Sono in cima a una torre in una sorta di mansarda con un letto al centro. Ho dei poteri sopprannaturali, per esempio volo sulla tromba delle scale, ma ho anche il dono della telepatia e di parlare con i morti.
Queste capacita’ inaspettate mi procurano una sensazione piacevole, pero’ la presenza di spiriti malvagi mi provoca una sensazione di paura.


Il mio primo sogno lucido

Il mio primo sogno lucido è arrivato la notte tra il 31/12/2012 ed il primo di gennaio del 2013. Così dopo uno degli ultimi dell’anno più felici e malinconici mi sveglio il primo di gennaio e racconto tutto a Daniela che sta di fianco a me sul letto.
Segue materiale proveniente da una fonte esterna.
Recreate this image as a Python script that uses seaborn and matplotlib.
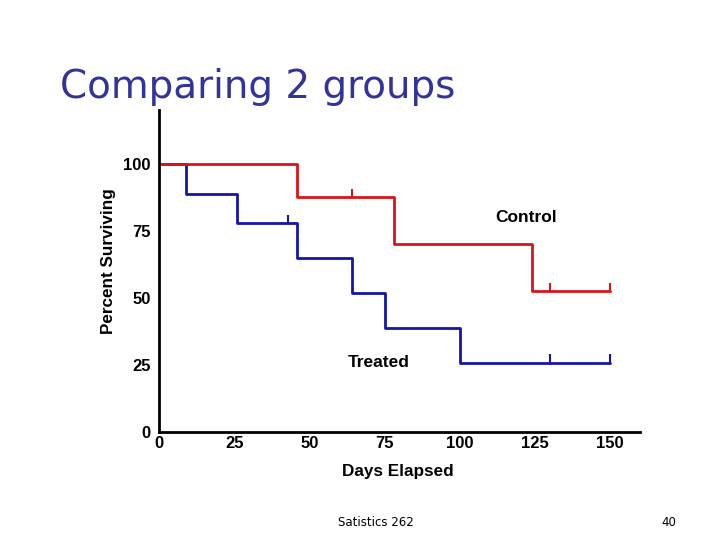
import numpy as np
import pandas as pd
import matplotlib
matplotlib.use("Agg")
import matplotlib.pyplot as plt
import seaborn as sns

# Kaplan-Meier style survival steps
control_days = [0, 46, 78, 124, 150]
control_surv = [100, 87.5, 70, 52.5, 52.5]
control_censor = [64, 130, 150]

treated_days = [0, 9, 26, 46, 64, 75, 100, 150]
treated_surv = [100, 88.9, 77.8, 64.8, 51.9, 38.9, 25.9, 25.9]
treated_censor = [43, 130, 150]

x_ticks = [0, 25, 50, 75, 100, 125, 150]
y_ticks = [0, 25, 50, 75, 100]

red = "#d9141b"
blue = "#1515a6"

sns.set_style("white")
plt.rcParams["font.family"] = ["Liberation Sans", "DejaVu Sans"]

fig = plt.figure(figsize=(7.2, 5.4), dpi=100)
ax = fig.add_axes([0.221, 0.2, 0.668, 0.596])

ctrl = pd.DataFrame({"day": control_days, "surv": control_surv})
trt = pd.DataFrame({"day": treated_days, "surv": treated_surv})

# treated first so the control line sits on top at 100%
sns.lineplot(data=trt, x="day", y="surv", ax=ax, color=blue, lw=2,
             drawstyle="steps-post", sort=False)
sns.lineplot(data=ctrl, x="day", y="surv", ax=ax, color=red, lw=2,
             drawstyle="steps-post", sort=False)

# censoring marks: small vertical ticks sitting on the curve
def surv_at(days, surv, t):
    idx = np.searchsorted(days, t, side="right") - 1
    return surv[idx]

for t in control_censor:
    y = surv_at(control_days, control_surv, t)
    ax.vlines(t, y, y + 3, color=red, lw=1.5)
for t in treated_censor:
    y = surv_at(treated_days, treated_surv, t)
    ax.vlines(t, y, y + 3, color=blue, lw=1.5)

ax.text(122, 80, "Control", ha="center", va="center", fontsize=12.5,
        fontweight="bold", color="black")
ax.text(73, 26, "Treated", ha="center", va="center", fontsize=12.5,
        fontweight="bold", color="black")

ax.set_xlim(0, 160)
ax.set_ylim(0, 120)
ax.set_xticks(x_ticks)
ax.set_yticks(y_ticks)
ax.tick_params(axis="x", direction="in", length=6, width=2, labelsize=12,
               pad=3, colors="black")
ax.tick_params(axis="y", direction="out", length=5, width=1.5, labelsize=12,
               pad=1, colors="black")
for lab in ax.get_xticklabels() + ax.get_yticklabels():
    lab.set_fontweight("bold")

ax.set_xlabel("Days Elapsed", fontsize=12.3, fontweight="bold", color="black")
ax.set_ylabel("Percent Surviving", fontsize=12.3, fontweight="bold", color="black")
ax.xaxis.set_label_coords(0.497, -0.10)
ax.yaxis.set_label_coords(-0.09, 0.53)

sns.despine(ax=ax)
for s in ["left", "bottom"]:
    ax.spines[s].set_linewidth(2)
    ax.spines[s].set_color("black")

fig.text(60 / 720, 1 - 87 / 540, "Comparing 2 groups", fontsize=28, color="#333399",
         va="center", ha="left", family="DejaVu Sans")
fig.text(338 / 720, 1 - 523 / 540, "Satistics 262", fontsize=8.5, va="center", ha="left",
         family="DejaVu Sans", color="black")
fig.text(676 / 720, 1 - 523 / 540, "40", fontsize=8.5, va="center", ha="right",
         family="DejaVu Sans", color="black")

fig.savefig("out.png", dpi=100)
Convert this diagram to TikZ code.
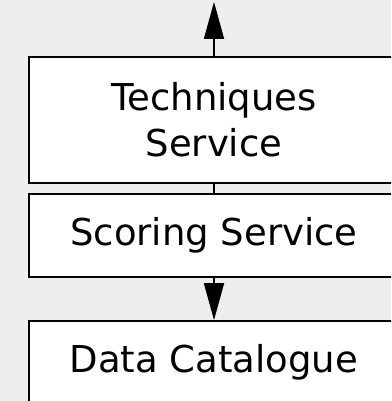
\documentclass[tikz,border=0pt]{standalone}
\usepackage{fontspec}
\setmainfont{DejaVu Sans}
\usetikzlibrary{arrows.meta}
\definecolor{bggray}{HTML}{EEEEEE}
\tikzset{
	box/.style={draw=black, fill=white, line width=1.8pt, minimum width=370pt, inner sep=0pt,
		align=center, font=\fontsize{37pt}{46pt}\selectfont},
	link/.style={line width=1.8pt},
	tip/.style={-{Triangle[length=37pt,width=20pt]}}
}
\begin{document}
\begin{tikzpicture}[x=1pt, y=1pt]
		\clip (0,0) rectangle (391,401);
		\fill[bggray] (0,0) rectangle (391,401);
		\node[box, minimum height=126pt] (tech) at (214,281) {Techniques\\Service};
		\node[box, minimum height=83pt] (score) at (214,165.5) {Scoring Service};
		\node[box, minimum height=83pt] (data) at (214,38.5) {Data Catalogue};
		\coordinate (out) at (214,399);
		\draw[link, tip] (tech.north) -- (out);
		\draw[link] (tech.south) -- (score.north);
		\draw[link, tip] (score.south) -- (data.north);
	\end{tikzpicture}
\end{document}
Ovviamente non poteva che capitare che con lei che ha un mondo inconscio incredibile. Mi sveglio e le dico ” è successo, è stato una figata” e le racconto il sogno, metà del quale svanisce dalla mia memoria pochi minuti dopo. I punti salienti che rimangono sono il contesto iniziale, simile ad altri sogni passati: mi trovo in periferia di una metropoli, in questo caso era Roma, e devo raggiungere un punto della città. Come me altri sono sottoposti alla stessa “prova”. Ho un carattere incazzoso e me la prendo per ciò che gli altri fanno, ma in un modo  goliardico alla fine si riduce tutto a uno scherzo. Ad un certo punto siamo in spiaggia con degli altri e rompo una tavola da surf in testa a uno e poi ci rido sopra insieme agli altri. A questo punto circa capisco di stare sognando e decido di provare a fare delle cose. Come da suggerimento in “psicomagia” decido di guardarmi le mani, e incredibilmente ce la faccio. Me le sto guardando. Lo faccio un paio di volte. Poi provo anche a suicidarmi, convinto di non morire nel sogno, saltando giù da un balcone e invece di farmi del male prendo il volo e atterro da un’altra parte. Il sogno e’ lungo, termina e rincomincia più volte in dormiveglia, ma ho sempre la stessa lucidità, sono presente consciamente. In una delle ultime scene siamo  in una stanza ad una specie di tavola rotanda dove si raccontano le “prove” affrontate. Quando mi sveglio sono convinto che sia successo qualcosa di importante.